BORIS NEMTSOV, LEADING RUSSIAN OPPOSITION LEADER, GUNNED DOWN

By Carol J. Williams and Sergei L. Loiko
February 27, 2015

Leading Russian opposition politician Boris Y. Nemtsov, a former first deputy prime minister under President Boris Yeltsin, was shot dead on a Moscow street near the Kremlin early Saturday, Russian officials and news agencies reported.

A fierce critic of Russian President Vladimir Putin, Nemtsov had been preparing to join an opposition rally Sunday against the Kremlin leader’s backing of separatists in eastern Ukraine, which has brought international sanctions against Russia and sent its economy into a tailspin.

“An unknown person shot and killed Boris Nemtsov on St. Basil’s slope by four shots from a handgun,” the Tass news agency quoted an unnamed official as saying. “A team of operatives and investigators is working at spot of the crime.”

The Russian Interior Ministry, which oversees police and security operations, later confirmed that Nemtsov had been gunned down in the shadow of St. Basil’s Cathedral on a sidewalk across the street from Red Square.

Television and YouTube video from the scene showed the lifeless body of the 55-year-old politician — once considered a future Kremlin leader — sprawled on a sidewalk along the busy thoroughfare in the heart of the Russian capital.

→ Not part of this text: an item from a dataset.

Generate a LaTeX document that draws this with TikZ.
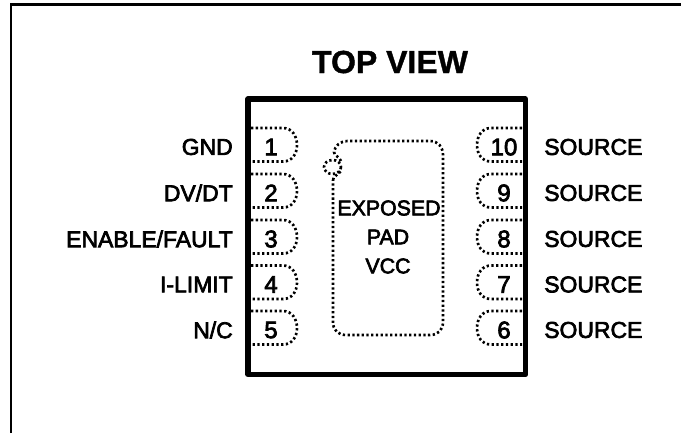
\documentclass[tikz,border=0pt]{standalone}
\usepackage{fontspec}
\setmainfont{Liberation Sans}
\newfontfamily\fkb[FakeBold=3]{Liberation Sans}
\newfontfamily\ttlb[FakeBold=1.2]{Liberation Sans Bold}
\begin{document}
\begin{tikzpicture}[x=0.75pt,y=-0.75pt,
  frameline/.style={line width=2pt},
  chipline/.style={line width=4.1pt,line join=round},
  dotline/.style={line width=2pt,dash pattern=on 1.7pt off 1.85pt},
  pinlabel/.style={font=\fkb\fontsize{17.2}{20}\selectfont,inner sep=0pt},
  num/.style={font=\fkb\fontsize{18}{20}\selectfont,inner sep=0pt,anchor=center},
  padtext/.style={font=\fkb\fontsize{16}{20}\selectfont,inner sep=0pt,anchor=center}]
\useasboundingbox (0,0) rectangle (681,433);
\draw[frameline] (11,433) -- (11,4.5) -- (681,4.5);
\node[font=\ttlb\fontsize{24}{26}\selectfont,inner sep=0pt] (title) at (390,62) {TOP VIEW};
\draw[chipline] (248,99) rectangle (525.5,374.5);
% pads
\foreach \yy/\n/\m/\ltext/\rtext in {128/1/10/GND/SOURCE,174/2/9/DV\slash DT/SOURCE,220/3/8/ENABLE\slash FAULT/SOURCE,265.5/4/7/I-LIMIT/SOURCE,311/5/6/N\slash C/SOURCE}{
  \draw[dotline] (251,\yy) -- (283,\yy) .. controls (292,\yy) and (297,\yy+8) .. (297,\yy+17) .. controls (297,\yy+26) and (292,\yy+33.5) .. (283,\yy+33.5) -- (251,\yy+33.5);
  \draw[dotline] (522,\yy) -- (491,\yy) .. controls (482,\yy) and (477,\yy+8) .. (477,\yy+17) .. controls (477,\yy+26) and (482,\yy+33.5) .. (491,\yy+33.5) -- (522,\yy+33.5);
  \node[num] (pl\n) at (271,\yy+19) {\n};
  \node[num] (pr\m) at (504,\yy+19) {\m};
  \node[pinlabel,anchor=east] (ll\n) at (233,\yy+19) {\ltext};
  \node[pinlabel,anchor=west] (lr\m) at (544,\yy+19) {\rtext};
}
% exposed pad
\draw[dotline] (333,180) .. controls (333,176) and (338,175) .. (341,171);
\draw[dotline] (341,161) .. controls (339,156) and (334,156) .. (334,152) .. controls (335,146) and (340,141) .. (348,141) -- (430,141) .. controls (438,141) and (443,147) .. (443,155) -- (443,322) .. controls (443,330) and (438,335) .. (430,335) -- (346,335) .. controls (338,335) and (333,330) .. (333,322) -- (333,180);
\draw[dotline] (332.5,167) ellipse (8.5 and 7);
\node[padtext] (t1) at (389,208) {EXPOSED};
\node[padtext] (t2) at (388,237) {PAD};
\node[padtext] (t3) at (388,266) {VCC};
\end{tikzpicture}
\end{document}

Putin expressed condolences to the family of the slain politician, his spokesman Dmitry Peskov said.

“Putin noted that this was a cruel murder and bears all the signs of a contract killing which appears exclusively provocative,” Peskov told ITAR-TASS.

Nemtsov ran afoul of Putin’s Kremlin administration years ago and had been active with the opposition coalition PARNAS.

Ilya Yashin, another leader of PARNAS, the most vocal opposition group in Russia, confirmed Nemtsov’s death to the RIA Novosti news agency.

A companion who witnessed Nemtsov’s killing was being questioned by police, the official Sputnik news agency reported.

Russia Today television, a pro-Kremlin mouthpiece, said on Twitter that the slaying “could be a provocation,” suggesting that the opposition was responsible for the killing to tarnish the Putin administration.

Pro-democracy allies and world leaders who knew the gregarious and energetic politician expressed horror over the killing that many were inclined to see as an assassination.